I've been working with the Vet Center again for a while now, trying to sort some of these things out. Part of it is recovering from being homeless, part of it is recovering from being in (and being evicted from) transitional housing. Mostly it's "what the fuck do I do now?" while all of the derailed train cars that make up my life finally come to a stop.
One of the things I'd asked about at the Vet Center was for help dealing with work and PTSD. I like my job and where Inwork, and they've always been accommodating when needed, but I can't do this job forever. I'm a hacker, I want to write software. That means either I find a way to take on that kind of responsibility where I am, or I look for something new. In either case, PTSD is something I have to account for and something I will likely need some accommodations for. I don't have much experience asking for accommodations in the workplace.
Vet Center refered me to the local "Hire a Vet" guy, who wouldn't give me the time of day if I wasn't either homeless or in transitional housing. It should be noted that during my entire time in both states, no one ever mentioned that there was employment transition assistance. Might have been nice to know about.

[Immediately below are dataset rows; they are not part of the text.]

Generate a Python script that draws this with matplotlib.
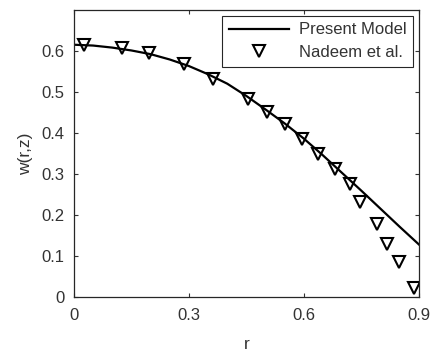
import numpy as np
import matplotlib.pyplot as plt

plt.rcParams['font.family'] = ['Liberation Sans', 'DejaVu Sans']

# Present Model curve
r_model = [0.0, 0.05, 0.1, 0.15, 0.2, 0.25, 0.3, 0.35, 0.4, 0.45,
           0.5, 0.55, 0.6, 0.65, 0.7, 0.75, 0.8, 0.85, 0.9]
w_model = [0.615, 0.613, 0.608, 0.601, 0.592, 0.579, 0.563, 0.543, 0.520, 0.490,
           0.457, 0.423, 0.386, 0.345, 0.302, 0.259, 0.215, 0.171, 0.128]

# Nadeem et al. points
r_nadeem = [0.026, 0.126, 0.197, 0.287, 0.364, 0.453, 0.505, 0.551, 0.596,
            0.636, 0.682, 0.721, 0.747, 0.792, 0.818, 0.849, 0.888]
w_nadeem = [0.615, 0.606, 0.594, 0.567, 0.532, 0.483, 0.450, 0.422, 0.385,
            0.348, 0.312, 0.276, 0.231, 0.177, 0.128, 0.085, 0.022]

xticks = [0, 0.3, 0.6, 0.9]
yticks = [0, 0.1, 0.2, 0.3, 0.4, 0.5, 0.6]

txt = '#333333'

fig = plt.figure(figsize=(4.3, 3.53), dpi=100)
ax = fig.add_axes([0.172, 0.159, 0.802, 0.813])

ax.plot(r_model, w_model, '-', color='black', linewidth=1.6, label='Present Model')
ax.plot(r_nadeem, w_nadeem, 'v', color='black', markerfacecolor='none',
        markersize=8.5, markeredgewidth=1.5, linestyle='none', label='Nadeem et al.')

ax.set_xlim(0, 0.9)
ax.set_ylim(0, 0.7)
ax.set_xticks(xticks)
ax.set_xticklabels(['0', '0.3', '0.6', '0.9'])
ax.set_yticks(yticks)
ax.set_yticklabels(['0', '0.1', '0.2', '0.3', '0.4', '0.5', '0.6'])

ax.tick_params(direction='in', length=3, width=0.8, top=True, right=True,
               labelsize=12, colors=txt, labelcolor=txt)
ax.tick_params(axis='x', pad=8)
ax.tick_params(axis='y', pad=7)
for s in ax.spines.values():
    s.set_color('#262626')
    s.set_linewidth(0.9)

ax.set_xlabel('r', fontsize=12.5, color=txt, labelpad=10)
ax.set_ylabel('w(r,z)', fontsize=12.5, color=txt, labelpad=6)

leg = ax.legend(loc='upper right', fontsize=12, fancybox=False, framealpha=1,
                edgecolor='#262626', handlelength=3.6, borderpad=0.4,
                labelspacing=0.45, handletextpad=0.6, borderaxespad=0.35)
leg.get_frame().set_linewidth(0.8)
for t in leg.get_texts():
    t.set_color(txt)

fig.savefig('out.png', dpi=100)
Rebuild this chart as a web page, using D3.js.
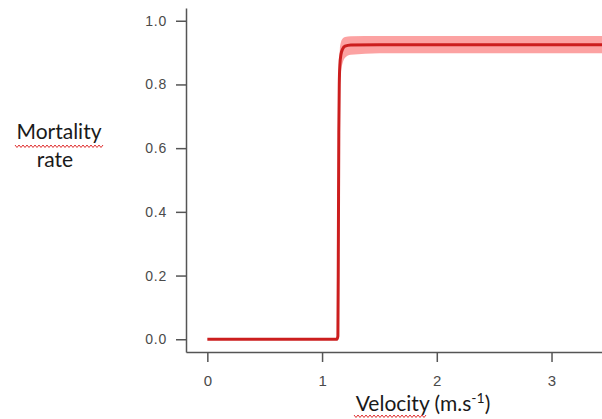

Anyway, it turns out there is such a thing, and there are several programs under the term "Compensated Work Therapy" that give Vets a chance to get used to a real workplace with support for managing disabilities including PTSD.
So I have something to investigate this week, while I'm trying not to be upset that no one ever mentioned this to me before. I'm not even sure if I qualify, I have to talk to VA Hospital Mental Health (who never mentioned it before either).
I'm still waiting for someone at the VA to do something about my prescription meds. Tl;dr if I take any of my pills, I'm pretty much guaranteed to be throwing up within about 30 minutes.
My regular psychiatrist will be back in May, so it might take until then to talk to someone about getting me back on my regular psych meds. I almost don't want to be back on them-- I'd love to say I don't need them, but it's just not true. The question is how do I safely get back on them at the right doses.
I did, finally, get in for a retinal screening at the VA. I'm diabetic, so that gets me seen at the eye clinic. Those guys are at least paying attention, but hopefully they'll not schedule me for anything early in the morning. Still working on convincing the VA that I'm on hacker hours and generally not alive before 10am.